>> Start
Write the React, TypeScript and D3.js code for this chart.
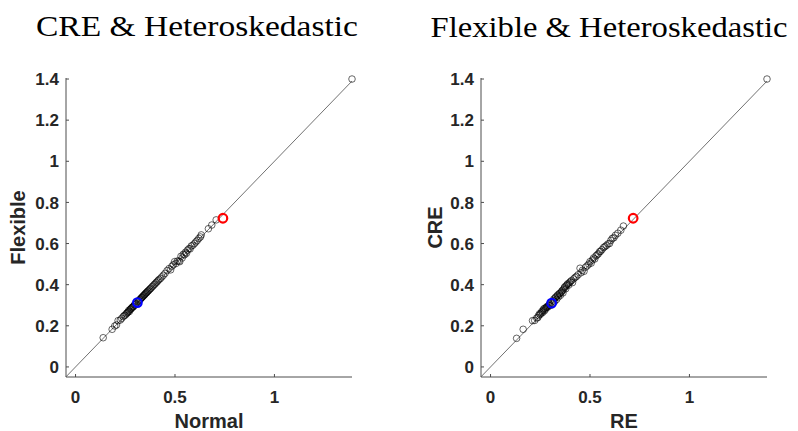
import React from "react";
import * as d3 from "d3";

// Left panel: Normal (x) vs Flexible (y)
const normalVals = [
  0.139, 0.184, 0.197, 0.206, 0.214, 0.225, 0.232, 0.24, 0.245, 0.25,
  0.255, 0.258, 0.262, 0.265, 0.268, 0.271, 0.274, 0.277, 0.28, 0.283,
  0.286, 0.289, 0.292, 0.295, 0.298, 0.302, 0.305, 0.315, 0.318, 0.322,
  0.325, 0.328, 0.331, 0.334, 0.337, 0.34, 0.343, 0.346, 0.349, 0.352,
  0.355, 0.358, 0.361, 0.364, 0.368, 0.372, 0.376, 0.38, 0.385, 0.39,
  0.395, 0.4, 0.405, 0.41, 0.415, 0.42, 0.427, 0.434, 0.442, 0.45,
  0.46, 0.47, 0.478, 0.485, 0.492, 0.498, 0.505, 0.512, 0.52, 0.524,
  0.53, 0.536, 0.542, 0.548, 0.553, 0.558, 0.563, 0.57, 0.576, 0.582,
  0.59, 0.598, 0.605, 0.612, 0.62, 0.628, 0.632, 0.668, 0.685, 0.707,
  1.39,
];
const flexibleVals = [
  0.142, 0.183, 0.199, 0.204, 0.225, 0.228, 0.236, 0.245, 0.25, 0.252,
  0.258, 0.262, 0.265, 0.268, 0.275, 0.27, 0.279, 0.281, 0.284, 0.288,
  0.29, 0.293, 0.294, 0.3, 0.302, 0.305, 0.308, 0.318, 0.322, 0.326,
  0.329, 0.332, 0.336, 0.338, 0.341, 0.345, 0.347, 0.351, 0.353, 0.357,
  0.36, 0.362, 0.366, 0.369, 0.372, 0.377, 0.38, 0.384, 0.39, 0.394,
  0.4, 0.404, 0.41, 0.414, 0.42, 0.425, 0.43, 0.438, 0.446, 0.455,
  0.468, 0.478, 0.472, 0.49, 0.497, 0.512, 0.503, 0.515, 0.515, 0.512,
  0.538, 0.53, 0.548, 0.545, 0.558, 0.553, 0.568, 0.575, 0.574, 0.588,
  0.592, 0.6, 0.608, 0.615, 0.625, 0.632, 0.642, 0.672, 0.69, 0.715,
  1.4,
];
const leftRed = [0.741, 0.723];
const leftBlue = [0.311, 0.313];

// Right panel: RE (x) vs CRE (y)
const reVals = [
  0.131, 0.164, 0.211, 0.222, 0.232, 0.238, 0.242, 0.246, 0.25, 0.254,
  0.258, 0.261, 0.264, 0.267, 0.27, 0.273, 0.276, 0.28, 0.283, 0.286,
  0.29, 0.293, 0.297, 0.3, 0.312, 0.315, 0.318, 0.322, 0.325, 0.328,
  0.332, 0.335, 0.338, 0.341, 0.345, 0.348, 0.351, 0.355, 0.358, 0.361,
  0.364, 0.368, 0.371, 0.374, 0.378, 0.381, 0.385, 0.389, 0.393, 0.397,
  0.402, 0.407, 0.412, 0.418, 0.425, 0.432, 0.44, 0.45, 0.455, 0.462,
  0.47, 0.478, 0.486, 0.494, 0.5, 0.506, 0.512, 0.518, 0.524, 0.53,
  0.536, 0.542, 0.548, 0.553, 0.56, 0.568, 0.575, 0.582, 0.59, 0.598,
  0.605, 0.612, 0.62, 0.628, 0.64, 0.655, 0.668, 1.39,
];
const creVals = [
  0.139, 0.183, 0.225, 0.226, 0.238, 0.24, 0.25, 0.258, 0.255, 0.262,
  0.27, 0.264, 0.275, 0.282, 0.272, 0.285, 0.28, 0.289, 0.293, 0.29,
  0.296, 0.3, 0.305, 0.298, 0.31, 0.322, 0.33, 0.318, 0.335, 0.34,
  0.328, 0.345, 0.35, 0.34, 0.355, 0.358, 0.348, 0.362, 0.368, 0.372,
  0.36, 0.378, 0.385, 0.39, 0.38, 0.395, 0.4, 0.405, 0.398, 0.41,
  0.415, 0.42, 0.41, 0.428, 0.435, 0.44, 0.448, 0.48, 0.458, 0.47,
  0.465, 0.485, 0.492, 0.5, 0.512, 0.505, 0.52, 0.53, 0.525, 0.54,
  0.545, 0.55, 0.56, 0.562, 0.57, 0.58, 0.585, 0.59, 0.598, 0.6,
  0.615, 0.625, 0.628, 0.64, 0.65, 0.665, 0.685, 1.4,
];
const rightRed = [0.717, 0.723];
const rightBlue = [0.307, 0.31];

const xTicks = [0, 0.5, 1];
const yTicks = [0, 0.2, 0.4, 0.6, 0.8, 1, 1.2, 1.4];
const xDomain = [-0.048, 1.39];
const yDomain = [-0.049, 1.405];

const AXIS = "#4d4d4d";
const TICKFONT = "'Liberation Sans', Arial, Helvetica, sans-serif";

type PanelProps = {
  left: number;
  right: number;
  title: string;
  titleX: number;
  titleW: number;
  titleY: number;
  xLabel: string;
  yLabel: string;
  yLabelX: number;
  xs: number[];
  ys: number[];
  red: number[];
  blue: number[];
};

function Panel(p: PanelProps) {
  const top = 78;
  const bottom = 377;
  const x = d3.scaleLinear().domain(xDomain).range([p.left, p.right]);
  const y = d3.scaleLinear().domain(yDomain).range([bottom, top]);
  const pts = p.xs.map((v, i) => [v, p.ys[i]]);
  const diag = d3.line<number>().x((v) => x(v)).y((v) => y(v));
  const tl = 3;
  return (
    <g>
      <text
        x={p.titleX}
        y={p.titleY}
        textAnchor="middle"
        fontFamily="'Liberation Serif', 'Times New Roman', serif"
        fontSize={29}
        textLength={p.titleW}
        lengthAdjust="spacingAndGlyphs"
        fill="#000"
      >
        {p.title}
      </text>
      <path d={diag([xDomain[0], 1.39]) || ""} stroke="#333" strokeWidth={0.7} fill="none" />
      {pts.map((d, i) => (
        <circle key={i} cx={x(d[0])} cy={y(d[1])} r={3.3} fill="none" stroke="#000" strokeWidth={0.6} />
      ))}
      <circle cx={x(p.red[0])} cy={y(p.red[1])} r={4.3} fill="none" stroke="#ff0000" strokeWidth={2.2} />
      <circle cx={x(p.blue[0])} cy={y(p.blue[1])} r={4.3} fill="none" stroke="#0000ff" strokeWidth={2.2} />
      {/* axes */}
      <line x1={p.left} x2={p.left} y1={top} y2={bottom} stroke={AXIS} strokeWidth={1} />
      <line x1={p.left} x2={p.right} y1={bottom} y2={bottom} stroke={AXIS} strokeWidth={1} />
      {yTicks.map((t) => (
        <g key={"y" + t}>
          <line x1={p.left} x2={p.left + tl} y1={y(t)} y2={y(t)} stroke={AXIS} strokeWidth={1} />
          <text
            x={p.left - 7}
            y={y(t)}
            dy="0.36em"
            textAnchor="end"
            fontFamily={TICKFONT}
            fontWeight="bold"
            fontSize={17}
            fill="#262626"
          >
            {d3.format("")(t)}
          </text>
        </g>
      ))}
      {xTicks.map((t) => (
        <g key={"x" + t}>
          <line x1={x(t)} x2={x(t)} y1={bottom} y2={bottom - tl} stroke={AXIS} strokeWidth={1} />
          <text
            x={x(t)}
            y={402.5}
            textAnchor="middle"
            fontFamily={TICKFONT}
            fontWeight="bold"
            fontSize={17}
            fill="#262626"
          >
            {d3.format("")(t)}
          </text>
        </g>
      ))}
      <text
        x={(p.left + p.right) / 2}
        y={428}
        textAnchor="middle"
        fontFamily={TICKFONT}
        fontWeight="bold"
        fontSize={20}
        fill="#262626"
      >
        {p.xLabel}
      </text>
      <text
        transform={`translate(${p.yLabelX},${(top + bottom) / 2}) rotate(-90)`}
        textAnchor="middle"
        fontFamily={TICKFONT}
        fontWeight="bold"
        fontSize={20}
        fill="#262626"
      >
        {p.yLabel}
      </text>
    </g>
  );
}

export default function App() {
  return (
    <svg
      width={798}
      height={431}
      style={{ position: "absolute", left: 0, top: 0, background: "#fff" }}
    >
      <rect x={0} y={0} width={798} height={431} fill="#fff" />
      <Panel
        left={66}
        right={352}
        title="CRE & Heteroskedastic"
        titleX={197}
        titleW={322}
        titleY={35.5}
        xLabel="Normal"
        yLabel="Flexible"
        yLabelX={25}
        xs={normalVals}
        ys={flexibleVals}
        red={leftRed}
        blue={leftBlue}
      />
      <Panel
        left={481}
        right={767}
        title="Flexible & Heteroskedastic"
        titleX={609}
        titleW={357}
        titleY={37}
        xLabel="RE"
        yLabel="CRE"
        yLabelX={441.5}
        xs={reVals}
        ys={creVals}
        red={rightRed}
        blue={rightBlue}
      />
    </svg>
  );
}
>> End
• **What the task asks**: Repeat the listing above from its first line through the line that contains "const leftBlue = [0.311, 0.313];", both included, and nothing more. Drop the pictures.

• **Output for this exercise**:
Write the React, TypeScript and D3.js code for this chart.
import React from "react";
import * as d3 from "d3";

// Left panel: Normal (x) vs Flexible (y)
const normalVals = [
  0.139, 0.184, 0.197, 0.206, 0.214, 0.225, 0.232, 0.24, 0.245, 0.25,
  0.255, 0.258, 0.262, 0.265, 0.268, 0.271, 0.274, 0.277, 0.28, 0.283,
  0.286, 0.289, 0.292, 0.295, 0.298, 0.302, 0.305, 0.315, 0.318, 0.322,
  0.325, 0.328, 0.331, 0.334, 0.337, 0.34, 0.343, 0.346, 0.349, 0.352,
  0.355, 0.358, 0.361, 0.364, 0.368, 0.372, 0.376, 0.38, 0.385, 0.39,
  0.395, 0.4, 0.405, 0.41, 0.415, 0.42, 0.427, 0.434, 0.442, 0.45,
  0.46, 0.47, 0.478, 0.485, 0.492, 0.498, 0.505, 0.512, 0.52, 0.524,
  0.53, 0.536, 0.542, 0.548, 0.553, 0.558, 0.563, 0.57, 0.576, 0.582,
  0.59, 0.598, 0.605, 0.612, 0.62, 0.628, 0.632, 0.668, 0.685, 0.707,
  1.39,
];
const flexibleVals = [
  0.142, 0.183, 0.199, 0.204, 0.225, 0.228, 0.236, 0.245, 0.25, 0.252,
  0.258, 0.262, 0.265, 0.268, 0.275, 0.27, 0.279, 0.281, 0.284, 0.288,
  0.29, 0.293, 0.294, 0.3, 0.302, 0.305, 0.308, 0.318, 0.322, 0.326,
  0.329, 0.332, 0.336, 0.338, 0.341, 0.345, 0.347, 0.351, 0.353, 0.357,
  0.36, 0.362, 0.366, 0.369, 0.372, 0.377, 0.38, 0.384, 0.39, 0.394,
  0.4, 0.404, 0.41, 0.414, 0.42, 0.425, 0.43, 0.438, 0.446, 0.455,
  0.468, 0.478, 0.472, 0.49, 0.497, 0.512, 0.503, 0.515, 0.515, 0.512,
  0.538, 0.53, 0.548, 0.545, 0.558, 0.553, 0.568, 0.575, 0.574, 0.588,
  0.592, 0.6, 0.608, 0.615, 0.625, 0.632, 0.642, 0.672, 0.69, 0.715,
  1.4,
];
const leftRed = [0.741, 0.723];
const leftBlue = [0.311, 0.313];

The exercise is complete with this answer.